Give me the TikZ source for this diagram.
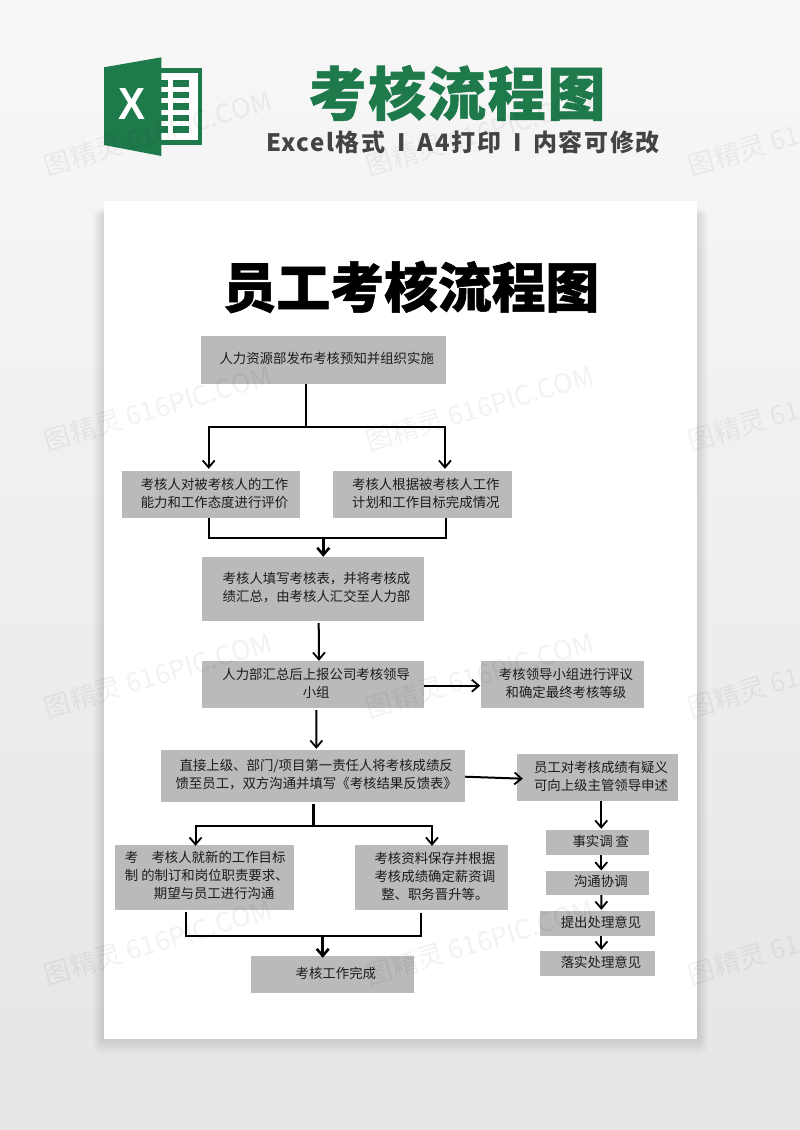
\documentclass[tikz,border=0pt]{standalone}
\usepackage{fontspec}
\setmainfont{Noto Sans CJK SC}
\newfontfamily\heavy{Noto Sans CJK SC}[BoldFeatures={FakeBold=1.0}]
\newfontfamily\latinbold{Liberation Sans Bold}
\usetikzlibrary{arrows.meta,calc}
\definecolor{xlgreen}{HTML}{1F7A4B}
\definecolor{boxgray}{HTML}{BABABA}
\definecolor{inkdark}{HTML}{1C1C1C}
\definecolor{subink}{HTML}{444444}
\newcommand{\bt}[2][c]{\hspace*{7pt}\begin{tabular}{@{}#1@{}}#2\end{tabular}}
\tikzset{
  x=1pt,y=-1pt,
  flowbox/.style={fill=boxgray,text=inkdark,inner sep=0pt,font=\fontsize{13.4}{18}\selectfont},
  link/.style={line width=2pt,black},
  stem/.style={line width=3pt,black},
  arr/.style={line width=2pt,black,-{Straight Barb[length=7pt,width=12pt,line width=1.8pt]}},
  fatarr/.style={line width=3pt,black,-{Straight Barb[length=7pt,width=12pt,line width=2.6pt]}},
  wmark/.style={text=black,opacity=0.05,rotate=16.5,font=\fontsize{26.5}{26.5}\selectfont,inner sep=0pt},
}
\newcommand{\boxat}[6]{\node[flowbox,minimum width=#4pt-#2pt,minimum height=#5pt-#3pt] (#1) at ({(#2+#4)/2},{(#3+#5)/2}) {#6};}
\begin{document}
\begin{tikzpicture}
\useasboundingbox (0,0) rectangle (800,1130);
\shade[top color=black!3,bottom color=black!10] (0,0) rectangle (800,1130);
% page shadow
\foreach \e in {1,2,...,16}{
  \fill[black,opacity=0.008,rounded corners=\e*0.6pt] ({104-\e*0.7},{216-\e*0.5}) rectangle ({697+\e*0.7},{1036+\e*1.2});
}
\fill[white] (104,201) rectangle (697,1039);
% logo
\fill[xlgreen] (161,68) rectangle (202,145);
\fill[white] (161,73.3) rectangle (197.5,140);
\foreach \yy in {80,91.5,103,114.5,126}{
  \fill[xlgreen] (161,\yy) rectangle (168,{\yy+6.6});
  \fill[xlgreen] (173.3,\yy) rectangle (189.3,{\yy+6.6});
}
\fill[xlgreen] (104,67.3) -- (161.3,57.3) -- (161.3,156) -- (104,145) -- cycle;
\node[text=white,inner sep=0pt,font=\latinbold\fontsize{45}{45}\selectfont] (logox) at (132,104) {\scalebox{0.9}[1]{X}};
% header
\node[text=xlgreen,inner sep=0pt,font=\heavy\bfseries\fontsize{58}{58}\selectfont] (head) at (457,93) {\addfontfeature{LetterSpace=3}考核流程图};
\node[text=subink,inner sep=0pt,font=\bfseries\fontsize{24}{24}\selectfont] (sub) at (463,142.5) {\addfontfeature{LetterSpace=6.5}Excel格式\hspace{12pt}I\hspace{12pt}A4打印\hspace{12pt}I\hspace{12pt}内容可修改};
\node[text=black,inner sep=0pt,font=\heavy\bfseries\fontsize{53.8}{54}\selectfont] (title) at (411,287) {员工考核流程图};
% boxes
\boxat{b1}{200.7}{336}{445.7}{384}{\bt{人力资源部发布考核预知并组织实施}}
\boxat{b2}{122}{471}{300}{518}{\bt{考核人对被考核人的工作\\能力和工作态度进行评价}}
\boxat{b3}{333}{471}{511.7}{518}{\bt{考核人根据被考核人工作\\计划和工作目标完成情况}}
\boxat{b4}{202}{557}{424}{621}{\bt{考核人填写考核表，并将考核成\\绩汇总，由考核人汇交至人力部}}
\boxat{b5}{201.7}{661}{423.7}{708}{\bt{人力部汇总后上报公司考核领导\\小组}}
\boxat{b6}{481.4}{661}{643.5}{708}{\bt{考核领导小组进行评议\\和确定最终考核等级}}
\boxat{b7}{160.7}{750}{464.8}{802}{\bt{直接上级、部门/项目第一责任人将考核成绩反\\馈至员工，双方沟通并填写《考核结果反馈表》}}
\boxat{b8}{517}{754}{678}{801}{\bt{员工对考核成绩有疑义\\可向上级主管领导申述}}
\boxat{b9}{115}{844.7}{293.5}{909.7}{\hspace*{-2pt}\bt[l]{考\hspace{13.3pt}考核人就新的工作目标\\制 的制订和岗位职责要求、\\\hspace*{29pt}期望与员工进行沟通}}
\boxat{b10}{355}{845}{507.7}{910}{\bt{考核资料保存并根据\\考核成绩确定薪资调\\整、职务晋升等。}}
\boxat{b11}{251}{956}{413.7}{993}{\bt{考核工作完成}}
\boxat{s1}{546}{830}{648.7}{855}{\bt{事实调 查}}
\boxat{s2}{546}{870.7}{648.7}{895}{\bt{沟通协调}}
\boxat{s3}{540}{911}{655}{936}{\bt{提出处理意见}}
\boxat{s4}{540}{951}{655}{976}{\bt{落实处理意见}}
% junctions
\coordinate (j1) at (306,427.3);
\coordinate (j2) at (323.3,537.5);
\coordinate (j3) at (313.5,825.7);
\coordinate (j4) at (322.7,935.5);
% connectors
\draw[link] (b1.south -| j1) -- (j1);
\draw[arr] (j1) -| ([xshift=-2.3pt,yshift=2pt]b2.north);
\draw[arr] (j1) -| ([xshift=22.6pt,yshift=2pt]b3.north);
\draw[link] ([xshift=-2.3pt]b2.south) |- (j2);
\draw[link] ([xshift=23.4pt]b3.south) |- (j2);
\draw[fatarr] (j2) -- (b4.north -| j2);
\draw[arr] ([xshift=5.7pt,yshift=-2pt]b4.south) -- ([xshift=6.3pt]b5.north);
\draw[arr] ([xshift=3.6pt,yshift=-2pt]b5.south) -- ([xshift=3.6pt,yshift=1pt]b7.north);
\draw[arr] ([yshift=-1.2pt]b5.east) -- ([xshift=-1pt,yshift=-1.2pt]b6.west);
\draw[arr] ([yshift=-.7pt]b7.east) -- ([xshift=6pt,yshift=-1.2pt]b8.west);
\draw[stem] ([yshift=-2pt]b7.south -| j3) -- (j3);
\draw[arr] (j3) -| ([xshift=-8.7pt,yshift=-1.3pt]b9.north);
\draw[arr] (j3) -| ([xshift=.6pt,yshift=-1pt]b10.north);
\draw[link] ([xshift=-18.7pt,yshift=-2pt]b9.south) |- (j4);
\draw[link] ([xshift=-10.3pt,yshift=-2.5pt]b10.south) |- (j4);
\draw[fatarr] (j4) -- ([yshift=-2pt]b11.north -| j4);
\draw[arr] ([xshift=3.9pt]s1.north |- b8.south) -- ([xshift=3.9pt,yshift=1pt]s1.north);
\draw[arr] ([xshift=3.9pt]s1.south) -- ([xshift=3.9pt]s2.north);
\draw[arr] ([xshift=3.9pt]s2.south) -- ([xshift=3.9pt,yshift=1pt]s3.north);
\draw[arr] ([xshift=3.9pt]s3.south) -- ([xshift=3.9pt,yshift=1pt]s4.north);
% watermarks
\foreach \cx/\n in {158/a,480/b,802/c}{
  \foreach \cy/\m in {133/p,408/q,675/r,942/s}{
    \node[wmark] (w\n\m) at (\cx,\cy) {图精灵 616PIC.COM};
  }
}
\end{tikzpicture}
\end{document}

####################

Do not include the images; transcribe the rest of the listing exactly.

Give me the TikZ source for this diagram.
\documentclass[tikz,border=0pt]{standalone}
\usepackage{fontspec}
\setmainfont{Noto Sans CJK SC}
\newfontfamily\heavy{Noto Sans CJK SC}[BoldFeatures={FakeBold=1.0}]
\newfontfamily\latinbold{Liberation Sans Bold}
\usetikzlibrary{arrows.meta,calc}
\definecolor{xlgreen}{HTML}{1F7A4B}
\definecolor{boxgray}{HTML}{BABABA}
\definecolor{inkdark}{HTML}{1C1C1C}
\definecolor{subink}{HTML}{444444}
\newcommand{\bt}[2][c]{\hspace*{7pt}\begin{tabular}{@{}#1@{}}#2\end{tabular}}
\tikzset{
  x=1pt,y=-1pt,
  flowbox/.style={fill=boxgray,text=inkdark,inner sep=0pt,font=\fontsize{13.4}{18}\selectfont},
  link/.style={line width=2pt,black},
  stem/.style={line width=3pt,black},
  arr/.style={line width=2pt,black,-{Straight Barb[length=7pt,width=12pt,line width=1.8pt]}},
  fatarr/.style={line width=3pt,black,-{Straight Barb[length=7pt,width=12pt,line width=2.6pt]}},
  wmark/.style={text=black,opacity=0.05,rotate=16.5,font=\fontsize{26.5}{26.5}\selectfont,inner sep=0pt},
}
\newcommand{\boxat}[6]{\node[flowbox,minimum width=#4pt-#2pt,minimum height=#5pt-#3pt] (#1) at ({(#2+#4)/2},{(#3+#5)/2}) {#6};}
\begin{document}
\begin{tikzpicture}
\useasboundingbox (0,0) rectangle (800,1130);
\shade[top color=black!3,bottom color=black!10] (0,0) rectangle (800,1130);
% page shadow
\foreach \e in {1,2,...,16}{
  \fill[black,opacity=0.008,rounded corners=\e*0.6pt] ({104-\e*0.7},{216-\e*0.5}) rectangle ({697+\e*0.7},{1036+\e*1.2});
}
\fill[white] (104,201) rectangle (697,1039);
% logo
\fill[xlgreen] (161,68) rectangle (202,145);
\fill[white] (161,73.3) rectangle (197.5,140);
\foreach \yy in {80,91.5,103,114.5,126}{
  \fill[xlgreen] (161,\yy) rectangle (168,{\yy+6.6});
  \fill[xlgreen] (173.3,\yy) rectangle (189.3,{\yy+6.6});
}
\fill[xlgreen] (104,67.3) -- (161.3,57.3) -- (161.3,156) -- (104,145) -- cycle;
\node[text=white,inner sep=0pt,font=\latinbold\fontsize{45}{45}\selectfont] (logox) at (132,104) {\scalebox{0.9}[1]{X}};
% header
\node[text=xlgreen,inner sep=0pt,font=\heavy\bfseries\fontsize{58}{58}\selectfont] (head) at (457,93) {\addfontfeature{LetterSpace=3}考核流程图};
\node[text=subink,inner sep=0pt,font=\bfseries\fontsize{24}{24}\selectfont] (sub) at (463,142.5) {\addfontfeature{LetterSpace=6.5}Excel格式\hspace{12pt}I\hspace{12pt}A4打印\hspace{12pt}I\hspace{12pt}内容可修改};
\node[text=black,inner sep=0pt,font=\heavy\bfseries\fontsize{53.8}{54}\selectfont] (title) at (411,287) {员工考核流程图};
% boxes
\boxat{b1}{200.7}{336}{445.7}{384}{\bt{人力资源部发布考核预知并组织实施}}
\boxat{b2}{122}{471}{300}{518}{\bt{考核人对被考核人的工作\\能力和工作态度进行评价}}
\boxat{b3}{333}{471}{511.7}{518}{\bt{考核人根据被考核人工作\\计划和工作目标完成情况}}
\boxat{b4}{202}{557}{424}{621}{\bt{考核人填写考核表，并将考核成\\绩汇总，由考核人汇交至人力部}}
\boxat{b5}{201.7}{661}{423.7}{708}{\bt{人力部汇总后上报公司考核领导\\小组}}
\boxat{b6}{481.4}{661}{643.5}{708}{\bt{考核领导小组进行评议\\和确定最终考核等级}}
\boxat{b7}{160.7}{750}{464.8}{802}{\bt{直接上级、部门/项目第一责任人将考核成绩反\\馈至员工，双方沟通并填写《考核结果反馈表》}}
\boxat{b8}{517}{754}{678}{801}{\bt{员工对考核成绩有疑义\\可向上级主管领导申述}}
\boxat{b9}{115}{844.7}{293.5}{909.7}{\hspace*{-2pt}\bt[l]{考\hspace{13.3pt}考核人就新的工作目标\\制 的制订和岗位职责要求、\\\hspace*{29pt}期望与员工进行沟通}}
\boxat{b10}{355}{845}{507.7}{910}{\bt{考核资料保存并根据\\考核成绩确定薪资调\\整、职务晋升等。}}
\boxat{b11}{251}{956}{413.7}{993}{\bt{考核工作完成}}
\boxat{s1}{546}{830}{648.7}{855}{\bt{事实调 查}}
\boxat{s2}{546}{870.7}{648.7}{895}{\bt{沟通协调}}
\boxat{s3}{540}{911}{655}{936}{\bt{提出处理意见}}
\boxat{s4}{540}{951}{655}{976}{\bt{落实处理意见}}
% junctions
\coordinate (j1) at (306,427.3);
\coordinate (j2) at (323.3,537.5);
\coordinate (j3) at (313.5,825.7);
\coordinate (j4) at (322.7,935.5);
% connectors
\draw[link] (b1.south -| j1) -- (j1);
\draw[arr] (j1) -| ([xshift=-2.3pt,yshift=2pt]b2.north);
\draw[arr] (j1) -| ([xshift=22.6pt,yshift=2pt]b3.north);
\draw[link] ([xshift=-2.3pt]b2.south) |- (j2);
\draw[link] ([xshift=23.4pt]b3.south) |- (j2);
\draw[fatarr] (j2) -- (b4.north -| j2);
\draw[arr] ([xshift=5.7pt,yshift=-2pt]b4.south) -- ([xshift=6.3pt]b5.north);
\draw[arr] ([xshift=3.6pt,yshift=-2pt]b5.south) -- ([xshift=3.6pt,yshift=1pt]b7.north);
\draw[arr] ([yshift=-1.2pt]b5.east) -- ([xshift=-1pt,yshift=-1.2pt]b6.west);
\draw[arr] ([yshift=-.7pt]b7.east) -- ([xshift=6pt,yshift=-1.2pt]b8.west);
\draw[stem] ([yshift=-2pt]b7.south -| j3) -- (j3);
\draw[arr] (j3) -| ([xshift=-8.7pt,yshift=-1.3pt]b9.north);
\draw[arr] (j3) -| ([xshift=.6pt,yshift=-1pt]b10.north);
\draw[link] ([xshift=-18.7pt,yshift=-2pt]b9.south) |- (j4);
\draw[link] ([xshift=-10.3pt,yshift=-2.5pt]b10.south) |- (j4);
\draw[fatarr] (j4) -- ([yshift=-2pt]b11.north -| j4);
\draw[arr] ([xshift=3.9pt]s1.north |- b8.south) -- ([xshift=3.9pt,yshift=1pt]s1.north);
\draw[arr] ([xshift=3.9pt]s1.south) -- ([xshift=3.9pt]s2.north);
\draw[arr] ([xshift=3.9pt]s2.south) -- ([xshift=3.9pt,yshift=1pt]s3.north);
\draw[arr] ([xshift=3.9pt]s3.south) -- ([xshift=3.9pt,yshift=1pt]s4.north);
% watermarks
\foreach \cx/\n in {158/a,480/b,802/c}{
  \foreach \cy/\m in {133/p,408/q,675/r,942/s}{
    \node[wmark] (w\n\m) at (\cx,\cy) {图精灵 616PIC.COM};
  }
}
\end{tikzpicture}
\end{document}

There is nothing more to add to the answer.